Kadınlar seçme ve seçilme hakkını 91 sene önce elde etmiş olsa da bunu hiçbir kısıtlama olmadan kullanmaları uzun, sancılı, zorlu, bedellerle dolu bir mücadeleyi gerekli kılmıştır.
Gururla ifade etmek isterim ki Türkiye, kadın hakları konusunda altın yıllarını bizim dönemimizde yaşıyor.
Yıllarca bu meselenin edebiyatını yapanlar hiçbir adım atmazken biz hanım kardeşlerimizin sosyal hayatta, kamuda, ticarette, en önemlisi de siyasette hak ettikleri yere gelmeleri için yoğun bir gayret içindeyiz.
Göreve geldiğimizde kadınların iş gücüne katılım oranı %27,9’du, Eylül 2025 itibarıyla bu sayı %35,7’ye yükseldi.
Parlamentodaki kadın temsil oranı sadece %4,4’tü, bu oran bugün %19,83’e çıktı.
Kadın muhtarların sayısı 117’den 2 bin 1’e yükseldi.
Kadın kamu çalışanlarının oranı 2024 yılı itibarıyla %43,46’ya ulaştı.

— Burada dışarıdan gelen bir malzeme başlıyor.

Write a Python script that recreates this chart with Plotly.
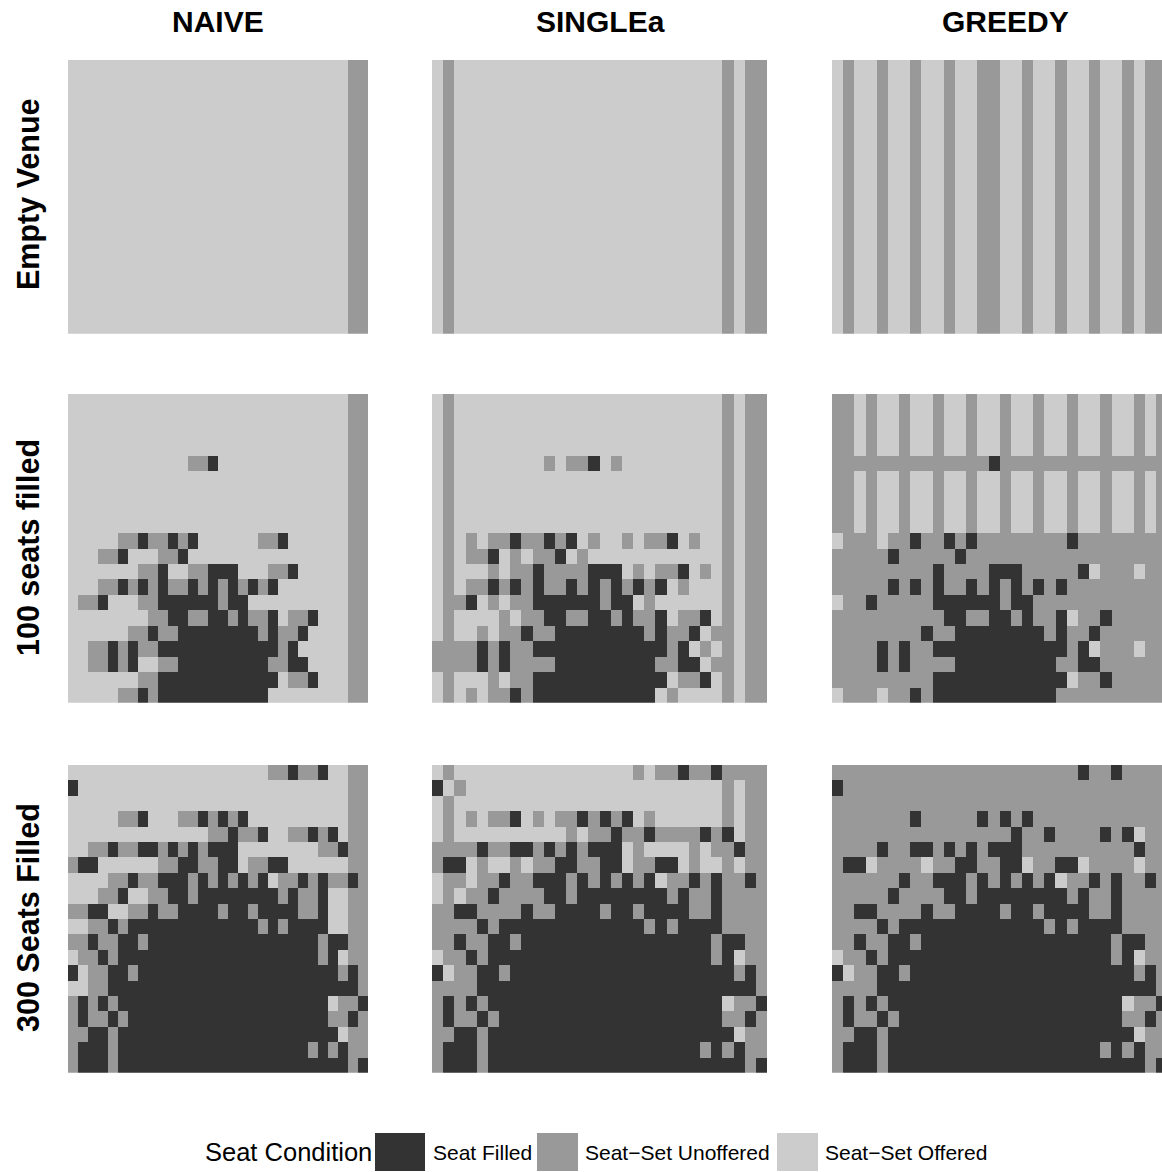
import re
import plotly.graph_objects as go

W, H = 1162, 1172

methods = ["NAIVE", "SINGLEa", "GREEDY"]
scenarios = ["Empty Venue", "100 seats filled", "300 Seats Filled"]
conditions = ["Seat Filled", "Seat\u2212Set Unoffered", "Seat\u2212Set Offered"]
condition_codes = {"F": 0, "U": 1, "O": 2}
condition_colors = ["#333333", "#999999", "#cccccc"]

# Seat maps, run-length encoded row by row (top row first, 30 seats per row).
# F = Seat Filled, U = Seat-Set Unoffered, O = Seat-Set Offered
naive_empty = ["28O 2U"] * 20
singlea_empty = ["O U 24O U O 2U"] * 20
greedy_empty = ["O U 2O U 2O U 2O U 2O 2U 2O U 2O U 2O U 2O U O 2U"] * 20

naive_100 = [
    "28O 2U", "28O 2U", "28O 2U", "28O 2U",
    "12O 2U F 13O 2U",
    "28O 2U", "28O 2U", "28O 2U", "28O 2U",
    "5O 2U F 2U F U F 6O 2U F 6O 2U",
    "3O 2U F 3O 2U F 16O 2U",
    "7O 2U F 2O 2U 3F 3O 2U F 5O 2U",
    "3O 2U F U F U F 2U F U F U F U F U F 7O 2U",
    "O 2U F 3O 2U 6F U 2F 10O 2U",
    "8O 2U 2F 2U 2F U F 2U F O 2U F 3O 2U",
    "6O 2U F 2U 8F U F 2U F 4O 2U",
    "2O 2U F U F 2U 12F U F 5O 2U",
    "2O 2U F U F 2O 2U 9F 2U 2F 4O 2U",
    "7O 2U 12F O 2U F 3O 2U",
    "5O 2U F U 11F 8O 2U",
]

singlea_100 = [
    "O U 24O U O 2U", "O U 24O U O 2U", "O U 24O U O 2U", "O U 24O U O 2U",
    "O U 8O U O 2U F O U 9O U O 2U",
    "O U 24O U O 2U", "O U 24O U O 2U", "O U 24O U O 2U", "O U 24O U O 2U",
    "O U O U O 2U F 2U F U F O U 2O U O 2U F O U 2O U O 2U",
    "O U O 2U F O U O 2U F O U 12O U O 2U",
    "O U 3O U O 2U F 4U 3F O U O 2U F O U O U O 2U",
    "O U O 2U F U F U F 2U F U F U F U F U F O U 3O U O 2U",
    "O 2U F O U O 2U 6F U 2F O U 6O U O 2U",
    "O U 4O U O 2U 2F 2U 2F U F 2U F O 2U F O U O 2U",
    "O U 2O U O 2U F 2U 8F U F 2U F O U U O 2U",
    "4U F U F 2U 12F U F O U O U O 2U",
    "4U F U F 4U 9F 2U 2F O U U O 2U",
    "O U 3O U O 2U 12F O 2U F O U O 2U",
    "O U O U O 2U F U 11F O U 4O U O 2U",
]

greedy_100 = [
    "2U O U 2O U 2O U 2O U 2O U 2O U 2O U 2O U 2O U O 4U",
    "2U O U 2O U 2O U 2O U 2O U 2O U 2O U 2O U 2O U O 4U",
    "2U O U 2O U 2O U 2O U 2O U 2O U 2O U 2O U 2O U O 4U",
    "2U O U 2O U 2O U 2O U 2O U 2O U 2O U 2O U 2O U O 4U",
    "14U F 15U",
    "2U O U 2O U 2O U 2O U 2O U 2O U 2O U 2O U 2O U O 4U",
    "2U O U 2O U 2O U 2O U 2O U 2O U 2O U 2O U 2O U O 4U",
    "2U O U 2O U 2O U 2O U 2O U 2O U 2O U 2O U 2O U O 4U",
    "2U O U 2O U 2O U 2O U 2O U 2O U 2O U 2O U 2O U O 4U",
    "O 3U O 2U F 2U F U F 8U F 8U",
    "5U F 5U F 18U",
    "9U F 4U 3F 5U F O 3U O 2U",
    "5U F U F U F 2U F U F U F U F U F 9U",
    "O 2U F 5U 6F U 2F 12U",
    "10U 2F 2U 2F U F 2U F O 2U F 5U",
    "8U F 2U 8F U F 2U F 6U",
    "4U F U F 2U 12F U F O 3U O 2U",
    "4U F U F 4U 9F 2U 2F 6U",
    "9U 12F O 2U F 5U",
    "O 3U O 2U F U 11F 10U",
]

naive_300 = [
    "20O 2U F 2U F 2O 2U",
    "F 27O 2U",
    "28O 2U",
    "5O 2U F 3O 2U F U F U F 10O 2U",
    "14O 2U F 2U F 2O 2U F U F O 2U",
    "2O 2U F 2U 2F U F U F U 3F 8O 2U F 2U",
    "U 2F 6O 2U 2F 2U 2F O 2U 2F 6O 2U",
    "4O 2U F 2U 3F U F U F U F U F O 2U F U F 2U F U",
    "3O 2U F 2O 2U 2F U 8F U F 2U F 2O 2U",
    "2U 2F 2O 2U F 2U 4F U 2F U 4F 2U F 2O 2U",
    "2O 2U F U 13F U F U 4F 2O 2U",
    "2U F 2U 2F U 17F U 2F 2U",
    "O 2U F U 20F U F O 2U",
    "F O 2U 2F U 20F U F U",
    "2O 2U 25F U",
    "U F U F U 21F O 2U F",
    "U F 2U F U 20F 2U F U",
    "2U 2F U 22F O 2U",
    "U 3F U 19F U F U F 2U",
    "U 3F U 23F U F",
]

singlea_300 = [
    "O U 16O U O 2U F 2U F 4U",
    "F O U 23O U O 2U",
    "O U 24O U O 2U",
    "O U O U O 2U F O U O 2U F U F U F O U 6O U O 2U",
    "O U 10O U O 2U F 2U F 4U F U F O 2U",
    "4U F 2U 2F U F U F U 3F O U 4O U O 2U F 2U",
    "U 2F O U 2O U O 2U 2F 2U 2F O 2U 2F O U 2O U O 2U",
    "O 2U O 2U F 2U 3F U F U F U F U F O 2U F U F 2U F U",
    "O U O 2U F 4U 2F U 8F U F 2U F 4U",
    "2U 2F 4U F 2U 4F U 2F U 4F 2U F 4U",
    "4U F U 13F U F U 4F 4U",
    "2U F 2U 2F U 17F U 2F 2U",
    "O 2U F U 20F U F O 2U",
    "F O 2U 2F U 20F U F U",
    "4U 25F U",
    "U F U F U 21F O 2U F",
    "U F 2U F U 20F 2U F U",
    "2U 2F U 22F O 2U",
    "U 3F U 19F U F U F 2U",
    "U 3F U 23F U F",
]

greedy_300 = [
    "22U F 2U F 4U",
    "F 29U",
    "30U",
    "7U F 5U F U F U F 12U",
    "16U F 2U F 4U F U F O 2U",
    "4U F 2U 2F U F U F U 3F 10U F 2U",
    "U 2F O 4U O 2U 2F 2U 2F O 2U 2F O 4U O 2U",
    "6U F 2U 3F U F U F U F U F O 2U F U F 2U F U",
    "5U F 4U 2F U 8F U F 2U F 4U",
    "2U 2F 4U F 2U 4F U 2F U 4F 2U F 4U",
    "4U F U 13F U F U 4F 4U",
    "2U F 2U 2F U 17F U 2F 2U",
    "O 2U F U 20F U F O 2U",
    "F O 2U 2F U 20F U F U",
    "4U 25F U",
    "U F U F U 21F O 2U F",
    "U F 2U F U 20F 2U F U",
    "2U 2F U 22F O 2U",
    "U 3F U 19F U F U F 2U",
    "U 3F U 23F U F",
]

grids = [
    [naive_empty, singlea_empty, greedy_empty],
    [naive_100, singlea_100, greedy_100],
    [naive_300, singlea_300, greedy_300],
]


def decode(row):
    seats = []
    for n, ch in re.findall(r"(\d*)([FUO])", row):
        seats.extend([condition_codes[ch]] * (int(n) if n else 1))
    return seats


n_cols, n_rows = 30, 20
seat_x = list(range(n_cols))
seat_y = list(range(n_rows))

# panel pixel boxes
col_px = [(68, 368), (432, 767), (832, 1167)]
row_px = [(60, 333.7), (394, 702.7), (765, 1072.7)]

colorscale = [[0.0, condition_colors[0]], [0.5, condition_colors[1]], [1.0, condition_colors[2]]]

fig = go.Figure()
layout_axes = {}
k = 0
for ri in range(3):
    for ci in range(3):
        k += 1
        z = [decode(r) for r in grids[ri][ci]]
        xa = "x" if k == 1 else f"x{k}"
        ya = "y" if k == 1 else f"y{k}"
        fig.add_trace(go.Heatmap(
            z=z, x=seat_x, y=seat_y, xaxis=xa, yaxis=ya,
            colorscale=colorscale, zmin=0, zmax=2, showscale=False,
            hoverinfo="skip", xgap=0, ygap=0,
        ))
        x0, x1 = col_px[ci]
        y0, y1 = row_px[ri]
        xr_end = n_cols - 0.5
        if x1 > W:
            xr_end = -0.5 + n_cols * (W - x0) / (x1 - x0)
            x1 = W
        xname = "xaxis" if k == 1 else f"xaxis{k}"
        yname = "yaxis" if k == 1 else f"yaxis{k}"
        layout_axes[xname] = dict(domain=[x0 / W, x1 / W], range=[-0.5, xr_end],
                                  visible=False, anchor=ya, fixedrange=True)
        layout_axes[yname] = dict(domain=[1 - y1 / H, 1 - y0 / H], range=[n_rows - 0.5, -0.5],
                                  visible=False, anchor=xa, fixedrange=True)

fig.update_layout(**layout_axes)

font_family = "Liberation Sans, Arial, Helvetica, sans-serif"
annotations = []
title_x = [218, 600, 1005]
for name, cx in zip(methods, title_x):
    annotations.append(dict(text=name, x=cx / W, y=1 - 22 / H, xref="paper", yref="paper",
                            showarrow=False, xanchor="center", yanchor="middle",
                            font=dict(family=font_family, size=30, color="black", weight="bold")))
row_y = [194, 548, 918]
for name, cy in zip(scenarios, row_y):
    annotations.append(dict(text=name, x=28 / W, y=1 - cy / H, xref="paper", yref="paper",
                            showarrow=False, xanchor="center", yanchor="middle", textangle=-90,
                            font=dict(family=font_family, size=30.5, color="black", weight="bold")))

# legend
legend_y = 1152
annotations.append(dict(text="Seat Condition", x=203 / W, y=1 - legend_y / H, xref="paper", yref="paper",
                        showarrow=False, xanchor="left", yanchor="middle",
                        font=dict(family=font_family, size=25.5, color="black")))
key_px = [(375, 425), (537, 578), (777, 818)]
label_px = [431, 583, 823]
shapes = []
for (kx0, kx1), lx, lab, col in zip(key_px, label_px, conditions, condition_colors):
    shapes.append(dict(type="rect", xref="paper", yref="paper",
                       x0=kx0 / W, x1=kx1 / W, y0=1 - 1171 / H, y1=1 - 1133 / H,
                       fillcolor=col, line=dict(width=0)))
    annotations.append(dict(text=lab, x=lx / W, y=1 - legend_y / H, xref="paper", yref="paper",
                            showarrow=False, xanchor="left", yanchor="middle",
                            font=dict(family=font_family, size=21, color="black")))

fig.update_layout(
    width=W, height=H, margin=dict(l=0, r=0, t=0, b=0),
    paper_bgcolor="white", plot_bgcolor="white",
    annotations=annotations, shapes=shapes, showlegend=False,
)

fig.write_html("out.html", config={"displayModeBar": False},
               post_script="document.body.style.margin='0px';document.body.style.overflow='hidden';")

Kadın valilerimizin sayısını 4 katına, kadın kaymakamlarımızın sayısını ise 3,7 katına çıkardık.
2002’de kadın büyükelçilerimizin sayısı sadece 14 iken bugün 80 kadın büyükelçimiz görev yapıyor.
Kadın profesörlerimizin oranı %24’ten %36’ya, doçentlerimizin oranı %31’den %44’e, öğretim görevlilerimizin oranı %36’dan %53’e yükseldi.
Sadece 23 yıl gibi kısa bir sürede işte bütün bunları başardık.
Mahkeme kapılarından ayrılmayan muhalefete, kadın hakları meselesini marjinal ideolojilerine paravan yapan çeşitli yapılara rağmen başardık.
Bu mücadeleyi sonuna kadar kadınlarla birlikte sürdüreceğiz. İnşallah daha güzel seviyelere yine birlikte geleceğiz.